Der Zauberer: Potter-Verächter haben es schon immer gewusst. Alte Männer mit langen weißen Haaren, die in der Luft herumfuchteln, wirken albern. Ebenso die schwarzen Spitzhüte der Hexen. Hinweg. Hinfort. Der Magier als Held hat ausgedient. Alles Fantasyquatsch für Krisengebeutelte. Heute gehen Optimismus und Hoffnung um. Dumbledore, McGonagall, Potter und seine Freunde, auch Gandalf der Graue, sie alle haben vorerst ausgedient.

Rupert Grint: Ihm ist nicht zu helfen. Der 22-Jährige bleibt an der Rolle von Harrys bestem Freund Ronald Weasley hängen. Sein Hundeblick nervt. Die Tumbheit. Der Schluffi-Gang. Unwahrscheinlich, dass schauspielerische Qualitäten ihn zu neuen Aufgaben führen. Zuletzt erklärt Grint, er wolle neue Sachen ausprobieren. Zudem sei er nun bereit für die Liebe. Naja.

Das bleibt

Internat: Dank Schloss Hogwarts hat der Internatsaufenthalt bei Schülern seinen Schrecken weitgehend verloren. Auch in Deutschland. Hierzulande waren Internate nie wohlgelitten. Nun träumt eine neue Generation von einer Schule, wo die Eltern fern sind und die Gemeinschaft groß. Die Erziehungsanstalt passt in die aktuelle Bildungsdebatte als ultimativer Karrierebeschleuniger. Hier werden Netzwerke gebildet und künftige Bürger geformt. Zu Schloss Hogwarts sei allerdings erwähnt, dass es dort saukalt sein muss. Nie ist von Heizungen die Rede, allenfalls von Feuern in Kaminen. Ist Hexerei im Spiel? Frieren Briten weniger? Internatszöglinge, seid gewarnt.

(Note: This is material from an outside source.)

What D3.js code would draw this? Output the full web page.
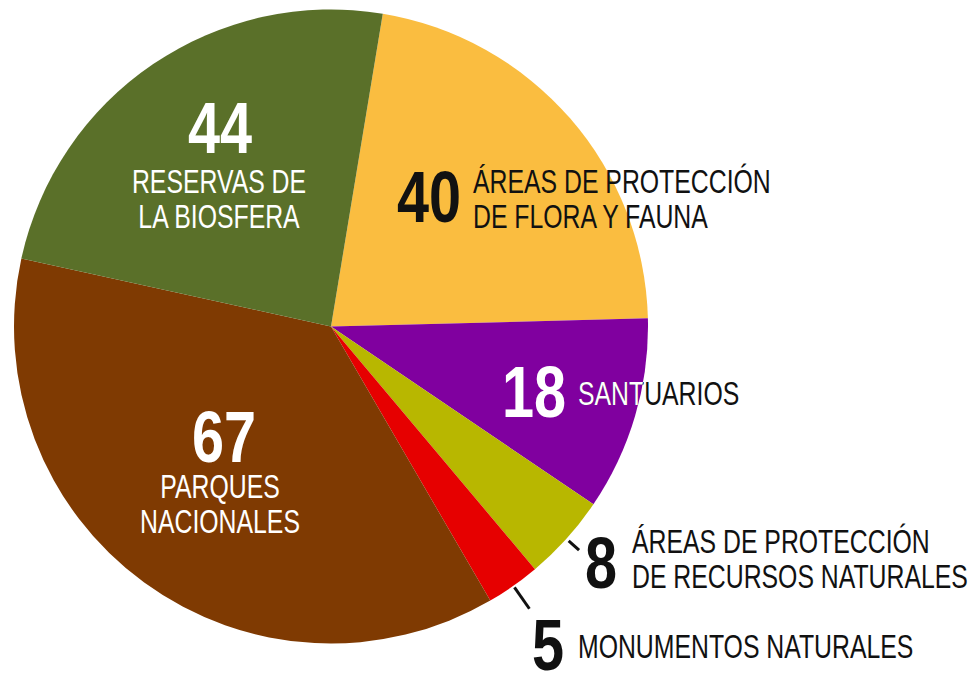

Severus Snape: Der geniale Trick war, einen Lehrer zu präsentieren, den jedes Kind aus der Schule kennt, den unangenehmen, fiesen, ungerechten Pauker, der seine erklärten Lieblinge hat. Snape in seinem Geltungsdrang nervte Harry und seine Freunde, und Alan Rickman gibt ihm in den Filmen enormen Ausdruck. Ausgerechnet dieses Hasssubjekt schwingt sich zum geheimen Helden auf, zur großen tragischen Figur des Zyklus, zum echten Literaturwesen. Snape wahrt sein Geheimnis. Er ist ein Guter. Ein lebenslanger Doppelagent voller Schuldgefühle und Liebe. Jeder Schüler kann in seinem Problem-Lehrer einen Snape entdecken.

Emma Watson: Das It-Girl. Die beste Schauspielerin des Potter-Trios. Das Modevorbild. Die Klügste. Die begeisterte Studentin. Spätestens im dritten "Potter"-Film (dem besten überhaupt) war klar, dass Watson die zwei Jungs an die Wand drängt. Mit stilsicheren Auftritten, als Covergirl von Burberry, in Interviews hat sie gezeigt, dass es für sie mehr gibt als "Harry Potter". Direkt nach Ende der letzten Dreharbeiten ließ die 20-Jährige sich die Haare kurz schneiden und traf sich mit Rockmusikern. Wir werden noch von ihr hören.